The US and Uzbekistan don't have much of a banking relationship, and, Uzbeks don't want to be paid in their own very devalued currency. This is why we brought a lot of US dollars to Uzbekistan. The official exchange rate is about 2,000 Sum to $1 USD. The unofficial exchange rate is 3,000 Sum to $1 USD. Most Uzbek citizens walk around with 1,000 Sum notes bundled in 10,000 stacks. Most prices are in USD because that is what merchants prefer to get. Uzbek currency has 200, 500, 1000, and 2000 notes. Uzbek coins are rare and not used as they have no value.

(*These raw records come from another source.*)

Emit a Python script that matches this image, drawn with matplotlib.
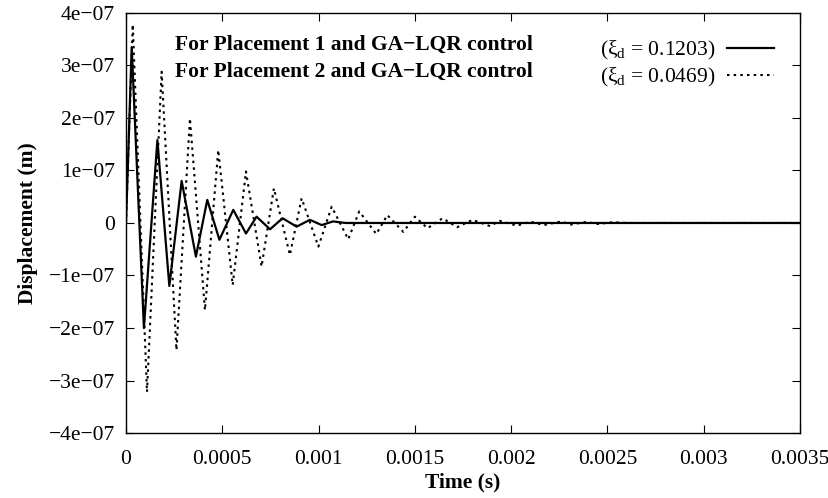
import matplotlib.pyplot as plt

plt.rcParams['font.family'] = 'Liberation Serif'
plt.rcParams['mathtext.fontset'] = 'custom'
plt.rcParams['mathtext.rm'] = 'Liberation Serif'

# turning points of the tip displacement, placement 1 (GA-LQR)
t_p1 = [0.0, 0.0000296, 0.000093, 0.000163, 0.000225, 0.000289, 0.000363,
        0.000422, 0.000485, 0.000557, 0.000623, 0.000678, 0.000748,
        0.000813, 0.000886, 0.000955, 0.001016, 0.001075, 0.00114, 0.0035]
x_p1 = [0.0, 3.35e-7, -2.0e-7, 1.58e-7, -1.2e-7, 0.8e-7, -0.64e-7,
        0.44e-7, -0.32e-7, 0.25e-7, -0.2e-7, 0.12e-7, -0.12e-7,
        0.09e-7, -0.07e-7, 0.06e-7, -0.04e-7, 0.03e-7, 0.0, 0.0]

# turning points, placement 2 (GA-LQR)
t_p2 = [0.0, 0.000035, 0.000109, 0.000185, 0.000262, 0.000332, 0.00041,
        0.000479, 0.000554, 0.000623, 0.000704, 0.000768, 0.000851,
        0.000912, 0.000999, 0.001068, 0.001154, 0.001211, 0.0013,
        0.001357, 0.00144, 0.0015, 0.001566, 0.001644, 0.00172,
        0.0018, 0.00189, 0.00194, 0.00203, 0.0021, 0.00217, 0.00226,
        0.00231, 0.00239, 0.00245, 0.00253, 0.0026, 0.0035]
x_p2 = [0.0, 3.78e-7, -3.22e-7, 2.88e-7, -2.42e-7, 1.99e-7, -1.66e-7,
        1.39e-7, -1.18e-7, 0.98e-7, -0.83e-7, 0.66e-7, -0.61e-7,
        0.47e-7, -0.45e-7, 0.31e-7, -0.31e-7, 0.22e-7, -0.21e-7,
        0.15e-7, -0.17e-7, 0.12e-7, -0.1e-7, 0.09e-7, -0.08e-7,
        0.06e-7, -0.06e-7, 0.04e-7, -0.05e-7, 0.025e-7, -0.04e-7, 0.03e-7,
        -0.03e-7, 0.02e-7, -0.02e-7, 0.015e-7, 0.0, 0.0]

xticks = [0, 0.0005, 0.001, 0.0015, 0.002, 0.0025, 0.003, 0.0035]
xtick_labels = ['0', '0.0005', '0.001', '0.0015', '0.002', '0.0025', '0.003', '0.0035']
yticks = [-4e-7, -3e-7, -2e-7, -1e-7, 0, 1e-7, 2e-7, 3e-7, 4e-7]
ytick_labels = ['\u22124e\u221207', '\u22123e\u221207', '\u22122e\u221207', '\u22121e\u221207', '0',
                '1e\u221207', '2e\u221207', '3e\u221207', '4e\u221207']

fs = 15.5

fig = plt.figure(figsize=(8.29, 4.98), dpi=100)
ax = fig.add_axes([0.152, 0.1305, 0.813, 0.8435])

ax.plot(t_p1, x_p1, color='black', lw=1.6, label='(\u03be$_\\mathrm{d}$ = 0.1203)')
ax.plot(t_p2, x_p2, color='black', lw=1.5, linestyle=(0, (1.2, 2.0)),
        label='(\u03be$_\\mathrm{d}$ = 0.0469)')

ax.set_xlim(0, 0.0035)
ax.set_ylim(-4e-7, 4e-7)
ax.set_xticks(xticks)
ax.set_xticklabels(xtick_labels)
ax.set_yticks(yticks)
ax.set_yticklabels(ytick_labels)
ax.tick_params(direction='in', length=6, width=0.8, top=True, right=True,
               labelsize=fs)
ax.tick_params(axis='x', pad=12)
ax.tick_params(axis='y', pad=8)
for s in ax.spines.values():
    s.set_linewidth(1.0)

ax.set_xlabel('Time (s)', fontsize=fs, fontweight='bold', labelpad=3)
ax.set_ylabel('Displacement (m)', fontsize=fs, fontweight='bold', labelpad=8)

ax.text(0.073, 0.925, 'For Placement 1 and GA\u2212LQR control', transform=ax.transAxes,
        fontsize=fs, fontweight='bold', va='center')
ax.text(0.073, 0.86, 'For Placement 2 and GA\u2212LQR control', transform=ax.transAxes,
        fontsize=fs, fontweight='bold', va='center')

ax.legend(loc='upper right', bbox_to_anchor=(0.99, 0.985), frameon=False,
          markerfirst=False, fontsize=fs, handlelength=2.2, handletextpad=0.5,
          labelspacing=0.2)

fig.savefig('out.png', dpi=100)
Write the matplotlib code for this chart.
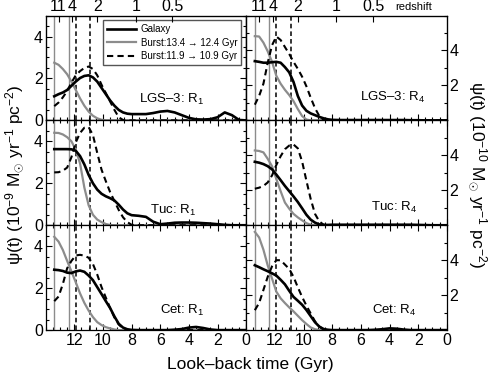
import matplotlib
matplotlib.use('Agg')
import matplotlib.pyplot as plt
from matplotlib.ticker import MultipleLocator, FixedLocator

plt.rcParams['font.family'] = ['Liberation Sans', 'DejaVu Sans']
plt.rcParams['mathtext.fontset'] = 'custom'
plt.rcParams['mathtext.rm'] = 'Liberation Sans'
plt.rcParams['mathtext.it'] = 'Liberation Sans:italic'

# look-back time grid (Gyr)
t_grid = [13.4, 13.1, 12.8, 12.5, 12.2, 11.9, 11.6, 11.3, 11.0, 10.7, 10.4, 10.1,
          9.8, 9.5, 9.2, 8.9, 8.6, 8.3, 8.0, 7.5, 7.0, 6.5, 6.0, 5.5, 5.0, 4.5,
          4.0, 3.5, 3.0, 2.5, 2.0, 1.5, 1.0, 0.5, 0.0]

# LGS-3 R1 (10^-9)
lgs_r1_gal = [1.15, 1.25, 1.33, 1.45, 1.65, 1.85, 2.02, 2.12, 2.15, 2.05, 1.85, 1.55,
              1.25, 0.95, 0.70, 0.50, 0.38, 0.32, 0.30, 0.30, 0.30, 0.35, 0.42, 0.45, 0.38, 0.25,
              0.12, 0.05, 0.04, 0.06, 0.15, 0.38, 0.25, 0.02, 0.0]
lgs_r1_b1 = [2.75, 2.65, 2.45, 2.20, 1.85, 1.45, 1.05, 0.70, 0.42, 0.22, 0.10, 0.03,
             0, 0, 0, 0, 0, 0, 0, 0, 0, 0, 0, 0, 0, 0, 0, 0, 0, 0, 0, 0, 0, 0, 0]
lgs_r1_b2 = [0.68, 0.85, 1.10, 1.40, 1.80, 2.15, 2.35, 2.50, 2.57, 2.45, 2.15, 1.70,
             1.30, 0.90, 0.50, 0.15, 0.02, 0, 0, 0, 0, 0, 0, 0, 0, 0, 0, 0, 0, 0, 0, 0, 0, 0, 0]

# LGS-3 R4 (10^-10)
lgs_r4_gal = [3.39, 3.35, 3.30, 3.30, 3.33, 3.35, 3.30, 3.05, 2.75, 2.20, 1.40, 0.85,
              0.55, 0.40, 0.30, 0.20, 0.12, 0.06, 0.03, 0.02, 0.02, 0.02, 0.02, 0.02, 0.02, 0.02,
              0.02, 0.02, 0.02, 0.01, 0.01, 0.0, 0.0, 0.0, 0.0]
lgs_r4_b1 = [4.82, 4.80, 4.45, 3.95, 3.35, 2.55, 2.10, 1.75, 1.45, 1.10, 0.65, 0.25,
             0.05, 0, 0, 0, 0, 0, 0, 0, 0, 0, 0, 0, 0, 0, 0, 0, 0, 0, 0, 0, 0, 0, 0]
lgs_r4_b2 = [0.90, 1.40, 2.10, 3.30, 4.30, 4.80, 4.60, 4.20, 3.80, 3.35, 2.95, 2.50,
             1.95, 1.30, 0.70, 0.25, 0.03, 0, 0, 0, 0, 0, 0, 0, 0, 0, 0, 0, 0, 0, 0, 0, 0, 0, 0]

# Tuc R1 (10^-9)
tuc_r1_gal = [3.63, 3.63, 3.63, 3.63, 3.62, 3.55, 3.30, 2.90, 2.40, 2.00, 1.70, 1.50,
              1.38, 1.29, 1.18, 0.98, 0.75, 0.57, 0.48, 0.45, 0.40, 0.17, 0.05, 0.08, 0.12, 0.13,
              0.13, 0.12, 0.10, 0.08, 0.05, 0.02, 0.0, 0.0, 0.0]
tuc_r1_b1 = [4.41, 4.40, 4.33, 4.20, 4.00, 3.60, 2.95, 1.80, 0.95, 0.50, 0.27, 0.15,
             0.06, 0.01, 0, 0, 0, 0, 0, 0, 0, 0, 0, 0, 0, 0, 0, 0, 0, 0, 0, 0, 0, 0, 0]
tuc_r1_b2 = [2.52, 2.53, 2.60, 2.75, 3.25, 3.95, 4.40, 4.65, 4.68, 4.30, 3.45, 2.65,
             2.10, 1.58, 1.15, 0.73, 0.38, 0.15, 0.02, 0, 0, 0, 0, 0, 0, 0, 0, 0, 0, 0, 0, 0, 0, 0, 0]

# Tuc R4 (10^-10)
tuc_r4_gal = [3.63, 3.58, 3.50, 3.38, 3.20, 2.90, 2.58, 2.25, 1.95, 1.65, 1.33, 0.97,
              0.60, 0.32, 0.15, 0.05, 0.02, 0.02, 0.03, 0.03, 0.03, 0.03, 0.03, 0.03, 0.03, 0.03,
              0.03, 0.03, 0.03, 0.03, 0.02, 0.01, 0.0, 0.0, 0.0]
tuc_r4_b1 = [4.28, 4.25, 4.17, 3.80, 3.38, 2.65, 1.95, 1.30, 0.95, 0.65, 0.45, 0.28,
             0.12, 0.03, 0, 0, 0, 0, 0, 0, 0, 0, 0, 0, 0, 0, 0, 0, 0, 0, 0, 0, 0, 0, 0]
tuc_r4_b2 = [2.09, 2.15, 2.25, 2.45, 2.85, 3.45, 3.95, 4.35, 4.56, 4.62, 4.40, 3.65,
             2.55, 1.50, 0.65, 0.22, 0.03, 0, 0, 0, 0, 0, 0, 0, 0, 0, 0, 0, 0, 0, 0, 0, 0, 0, 0]

# Cet R1 (10^-9)
cet_r1_gal = [2.88, 2.86, 2.82, 2.74, 2.72, 2.80, 2.84, 2.78, 2.60, 2.38, 2.05, 1.72,
              1.38, 1.05, 0.65, 0.30, 0.12, 0.04, 0.01, 0.0, 0.0, 0.0, 0.0, 0.0, 0.02, 0.05,
              0.12, 0.15, 0.10, 0.03, 0.0, 0.0, 0.0, 0.0, 0.0]
cet_r1_b1 = [4.45, 4.22, 3.82, 3.30, 2.80, 2.28, 1.75, 1.30, 0.93, 0.62, 0.38, 0.24,
             0.14, 0.08, 0.03, 0, 0, 0, 0, 0, 0, 0, 0, 0, 0, 0, 0, 0, 0, 0, 0, 0, 0, 0, 0]
cet_r1_b2 = [1.38, 1.60, 2.20, 2.95, 3.30, 3.56, 3.59, 3.55, 3.45, 3.15, 2.65, 2.05,
             1.55, 1.05, 0.60, 0.27, 0.08, 0, 0, 0, 0, 0, 0, 0, 0, 0, 0, 0, 0, 0, 0, 0, 0, 0, 0]

# Cet R4 (10^-10)
cet_r4_gal = [3.71, 3.60, 3.48, 3.37, 3.25, 3.12, 2.88, 2.62, 2.25, 1.90, 1.68, 1.45,
              1.15, 0.80, 0.45, 0.20, 0.06, 0.02, 0.0, 0.0, 0.0, 0.0, 0.0, 0.0, 0.02, 0.05,
              0.10, 0.08, 0.03, 0.0, 0.0, 0.0, 0.0, 0.0, 0.0]
cet_r4_b1 = [5.62, 5.30, 4.60, 3.70, 2.95, 2.20, 1.82, 1.55, 1.30, 1.07, 0.82, 0.57,
             0.35, 0.15, 0.05, 0, 0, 0, 0, 0, 0, 0, 0, 0, 0, 0, 0, 0, 0, 0, 0, 0, 0, 0, 0]
cet_r4_b2 = [1.14, 1.55, 2.30, 3.05, 3.65, 4.00, 4.00, 3.75, 3.50, 3.05, 2.45, 1.90,
             1.40, 0.95, 0.50, 0.20, 0.05, 0, 0, 0, 0, 0, 0, 0, 0, 0, 0, 0, 0, 0, 0, 0, 0, 0, 0]

burst1 = (13.4, 12.4)
burst2 = (11.9, 10.9)
z_labels = ['11', '4', '2', '1', '0.5']
z_lookback = [13.1, 12.15, 10.4, 7.7, 5.15]

panels = [
    [('LGS–3: R$_1$', lgs_r1_gal, lgs_r1_b1, lgs_r1_b2),
     ('LGS–3: R$_4$', lgs_r4_gal, lgs_r4_b1, lgs_r4_b2)],
    [('Tuc: R$_1$', tuc_r1_gal, tuc_r1_b1, tuc_r1_b2),
     ('Tuc: R$_4$', tuc_r4_gal, tuc_r4_b1, tuc_r4_b2)],
    [('Cet: R$_1$', cet_r1_gal, cet_r1_b1, cet_r1_b2),
     ('Cet: R$_4$', cet_r4_gal, cet_r4_b1, cet_r4_b2)],
]
label_x = [[0.79, 0.89], [0.75, 0.85], [0.79, 0.85]]
label_y = [[0.20, 0.22], [0.14, 0.17], [0.19, 0.19]]

gray = '#8c8c8c'

fig, axes = plt.subplots(3, 2, figsize=(4.91, 3.79), dpi=100, sharex=True)
fig.subplots_adjust(left=0.093, right=0.910, top=0.959, bottom=0.129,
                    hspace=0, wspace=0)

for r in range(3):
    for c in range(2):
        ax = axes[r, c]
        name, gal, b1, b2 = panels[r][c]
        for x in burst1:
            ax.axvline(x, color=gray, lw=1.0)
        for x in burst2:
            ax.axvline(x, color='black', lw=1.1, ls=(0, (3, 2)))
        ax.plot(t_grid, b1, color=gray, lw=1.6, label='Burst:13.4 → 12.4 Gyr')
        ax.plot(t_grid, b2, color='black', lw=1.5, ls=(0, (3, 2)),
                label='Burst:11.9 → 10.9 Gyr')
        ax.plot(t_grid, gal, color='black', lw=1.9, label='Galaxy')
        ax.text(label_x[r][c], label_y[r][c], name, transform=ax.transAxes,
                ha='right', va='center', fontsize=9.5)

        ax.set_xlim(14, 0)
        ax.xaxis.set_major_locator(FixedLocator([12, 10, 8, 6, 4, 2, 0]))
        ax.xaxis.set_minor_locator(MultipleLocator(0.5))
        if c == 0:
            ax.set_ylim(0, 5)
            ax.yaxis.set_major_locator(FixedLocator([0, 2, 4]))
            ax.yaxis.set_minor_locator(MultipleLocator(0.5))
            ax.tick_params(axis='y', which='both', labelleft=True, labelright=False)
        else:
            ax.set_ylim(0, 6)
            ax.yaxis.set_major_locator(FixedLocator([2, 4]))
            ax.yaxis.set_minor_locator(MultipleLocator(1))
            ax.tick_params(axis='y', which='both', labelleft=False, labelright=True)
        ax.tick_params(which='both', direction='in', top=(r > 0), bottom=True,
                       left=True, right=True, labelsize=11.5, pad=2, width=0.8)
        ax.tick_params(which='major', length=4.5)
        ax.tick_params(which='minor', length=2.5)
        for s in ax.spines.values():
            s.set_linewidth(0.9)

        if r == 0:
            top = ax.twiny()
            top.set_xlim(14, 0)
            top.set_xticks(z_lookback)
            top.set_xticklabels(z_labels)
            top.tick_params(direction='in', length=4, labelsize=11.5, pad=1, width=0.8)

# legend in the top-left panel
h, l = axes[0, 0].get_legend_handles_labels()
order = [2, 0, 1]
axes[0, 0].legend([h[i] for i in order], [l[i] for i in order], loc='upper right',
                  bbox_to_anchor=(0.975, 0.955), fontsize=7, frameon=True,
                  fancybox=False, edgecolor='#555555', framealpha=1,
                  handlelength=3.0, borderpad=0.4, labelspacing=0.35,
                  handletextpad=0.5, borderaxespad=0)

fig.text(0.51, 0.018, 'Look–back time (Gyr)', ha='center', va='bottom', fontsize=12.5)
fig.text(0.008, 0.54, r'ψ(t) (10$^{-9}$ M$_{\odot}$ yr$^{-1}$ pc$^{-2}$)',
         rotation=90, ha='left', va='center', fontsize=12.5)
fig.text(0.995, 0.54, r'ψ(t) (10$^{-10}$ M$_{\odot}$ yr$^{-1}$ pc$^{-2}$)',
         rotation=-90, ha='right', va='center', fontsize=12.5)
fig.text(0.805, 0.968, 'redshift', ha='left', va='bottom', fontsize=8)

fig.savefig('out.png', dpi=100)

Finally, outside the airport and across the street from the terminal, we met our guide. Only ticketed passengers are allowed close to the terminal. All greeters, taxi drivers, friends and family must wait across the street. Recently, the airport has installed an espresso machine to help thaw those that will be waiting in the cold.
Azat, our guide, was very acquainted with the trauma experienced by incoming tourists. He immediately took us to our hotel and told us to go to sleep. Our tour of Tashkent officially and considerately began about 1pm. We were still a little dazed, but the afternoon tour was gentle. We visited the former Abdul Khasim Madrassah (religious school) that has been converted into The Meros Centre for Traditional Arts with studios for wood carvers, ceramicists, and miniaturists. We strolled around Independence Square; the Lenin statue (once the largest one in the world) was replaced in 1992 by a globe showing only the Independent Republic of Uzbekistan. A statue of "mother" holding a baby and looking very much like a statue of the Madonna and Child sits below the globe. The population of Uzbekistan is predominately muslim. Our guide said "mother" was the only figure that the population could agree on for a Lenin replacement. Tamerlane (Amir Timur) is the other symbol of the Independent Republic of Uzbekistan.
There seems to be no trace of the ancient Silk Road city in Tashkent. Tashkent is an ultra modern city with wide boulevards, expansive parks, and about three million residents.
With the "getting here" part of the trip a bad dream, we sunk back into our hotel bed with hopes that the rest of our vacation would be much easier.